## [Task to carry out]
Print, word for word, the opening line of the data below and every line after it through the line that contains "80, 90, 100]", but not the pictures.
START Available data
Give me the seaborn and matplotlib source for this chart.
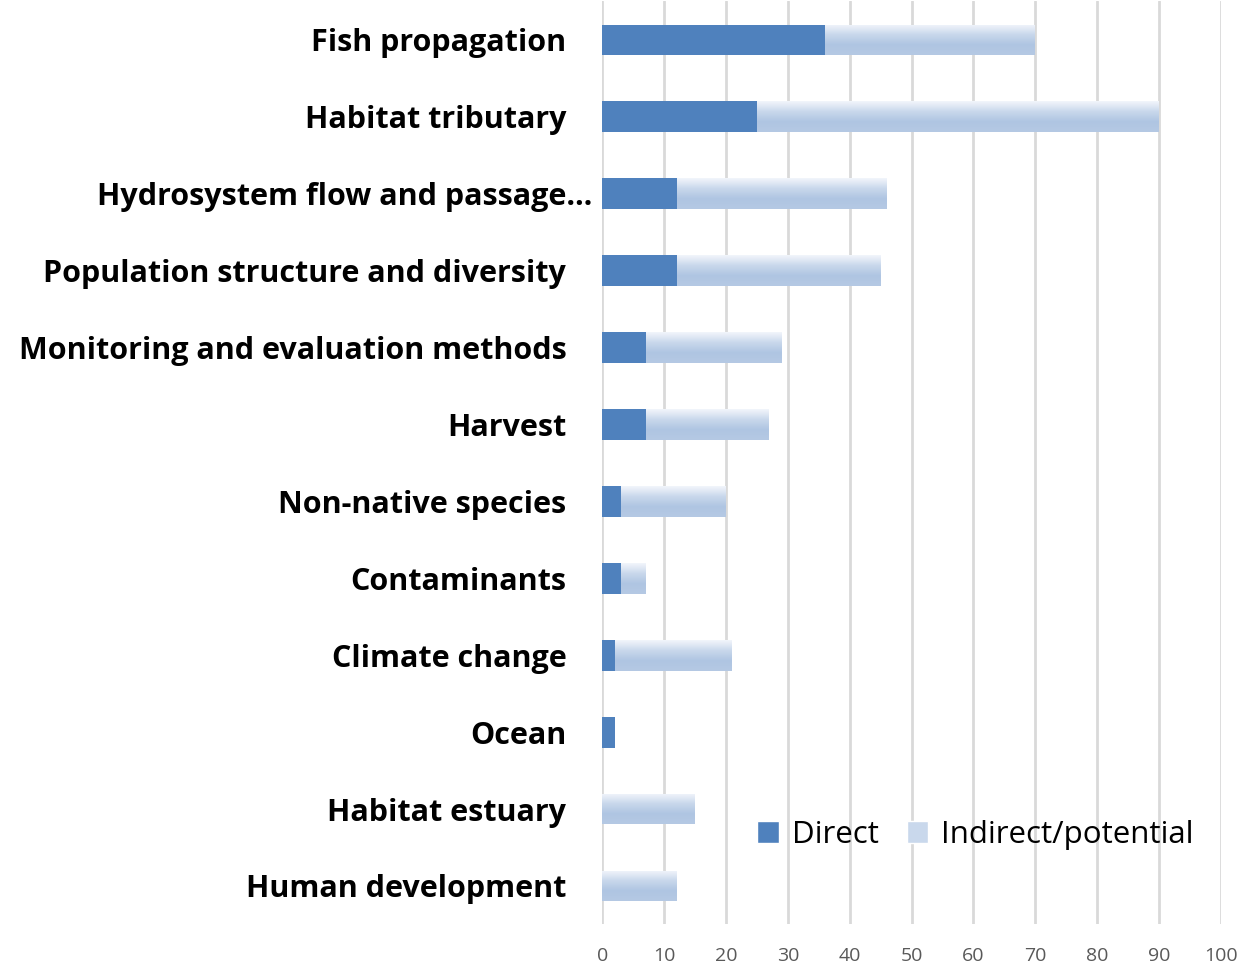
import matplotlib
matplotlib.use('Agg')
import matplotlib.pyplot as plt
import matplotlib.colors as mcolors
import matplotlib.transforms as mtransforms
from matplotlib.patches import Patch
import seaborn as sns
import pandas as pd
import numpy as np

categories = ['Fish propagation', 'Habitat tributary', 'Hydrosystem flow and passage\u2026',
              'Population structure and diversity', 'Monitoring and evaluation methods',
              'Harvest', 'Non-native species', 'Contaminants', 'Climate change', 'Ocean',
              'Habitat estuary', 'Human development']
direct = [36, 25, 12, 12, 7, 7, 3, 3, 2, 2, 0, 0]
indirect = [34, 65, 34, 33, 22, 20, 17, 4, 19, 0, 15, 12]
x_ticks = [0, 10, 20, 30, 40, 50, 60, 70, 80, 90, 100]

df = pd.DataFrame({'category': categories, 'direct': direct, 'indirect': indirect})
df['total'] = df['direct'] + df['indirect']

sns.set_style('white')
plt.rcParams['font.family'] = ['Open Sans', 'DejaVu Sans']

blue = '#4F81BD'
fig = plt.figure(figsize=(12.42, 9.68), dpi=100)
ax = fig.add_axes([0.485, 0.045, 0.498, 0.9535])

# indirect/potential drawn as full total bar, then gradient fill clipped to it
sns.barplot(data=df, x='total', y='category', color='#B9CDE5', width=0.4,
            saturation=1, linewidth=0, ax=ax, zorder=2)
tot_patches = list(ax.patches)
grad = mcolors.LinearSegmentedColormap.from_list(
    'g', ['#F2F5FB', '#C9D8EC', '#AFC5E2', '#B5C9E4'])
img = np.linspace(0, 1, 64).reshape(-1, 1)
for p in tot_patches:
    if p.get_width() <= 0:
        continue
    x0, y0 = p.get_x(), p.get_y()
    w, h = p.get_width(), p.get_height()
    im = ax.imshow(img, cmap=grad, aspect='auto', extent=(x0, x0 + w, y0 + h, y0),
                   zorder=2.5, interpolation='bilinear')
    im.set_clip_path(p)

sns.barplot(data=df, x='direct', y='category', color=blue, width=0.4,
            saturation=1, linewidth=0, ax=ax, zorder=3)

ax.set_xlim(0, 100)
ax.set_ylim(len(categories) - 0.5, -0.5)
ax.set_xticks(x_ticks)
ax.set_xticklabels([str(t) for t in x_ticks], color='#595959', fontsize=14)
ax.xaxis.grid(True, color='#D9D9D9', linewidth=2, zorder=0)
ax.set_axisbelow(True)
ax.tick_params(axis='both', length=0)
ax.tick_params(axis='x', pad=16)
ax.tick_params(axis='y', pad=26)
for lab in ax.get_yticklabels():
    lab.set_fontweight('bold')
    lab.set_fontsize(22)
    lab.set_color('black')
    if lab.get_text().startswith('Hydrosystem'):
        lab.set_transform(lab.get_transform() +
                          mtransforms.ScaledTranslation(0.26, 0, fig.dpi_scale_trans))
ax.set_xlabel('')
ax.set_ylabel('')
for s in ax.spines.values():
    s.set_visible(False)

handles = [Patch(facecolor=blue, label='Direct'),
           Patch(facecolor='#C9D8EC', label='Indirect/potential')]
ax.legend(handles=handles, loc='lower right', bbox_to_anchor=(1.001, 0.05), ncol=2,
          frameon=False, fontsize=22.5, handlelength=0.7, handleheight=0.7,
          handletextpad=0.4, columnspacing=0.9, labelcolor='black')

fig.savefig('out.png', dpi=100)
END Available data
## [Result of this task]
Give me the seaborn and matplotlib source for this chart.
import matplotlib
matplotlib.use('Agg')
import matplotlib.pyplot as plt
import matplotlib.colors as mcolors
import matplotlib.transforms as mtransforms
from matplotlib.patches import Patch
import seaborn as sns
import pandas as pd
import numpy as np

categories = ['Fish propagation', 'Habitat tributary', 'Hydrosystem flow and passage\u2026',
              'Population structure and diversity', 'Monitoring and evaluation methods',
              'Harvest', 'Non-native species', 'Contaminants', 'Climate change', 'Ocean',
              'Habitat estuary', 'Human development']
direct = [36, 25, 12, 12, 7, 7, 3, 3, 2, 2, 0, 0]
indirect = [34, 65, 34, 33, 22, 20, 17, 4, 19, 0, 15, 12]
x_ticks = [0, 10, 20, 30, 40, 50, 60, 70, 80, 90, 100]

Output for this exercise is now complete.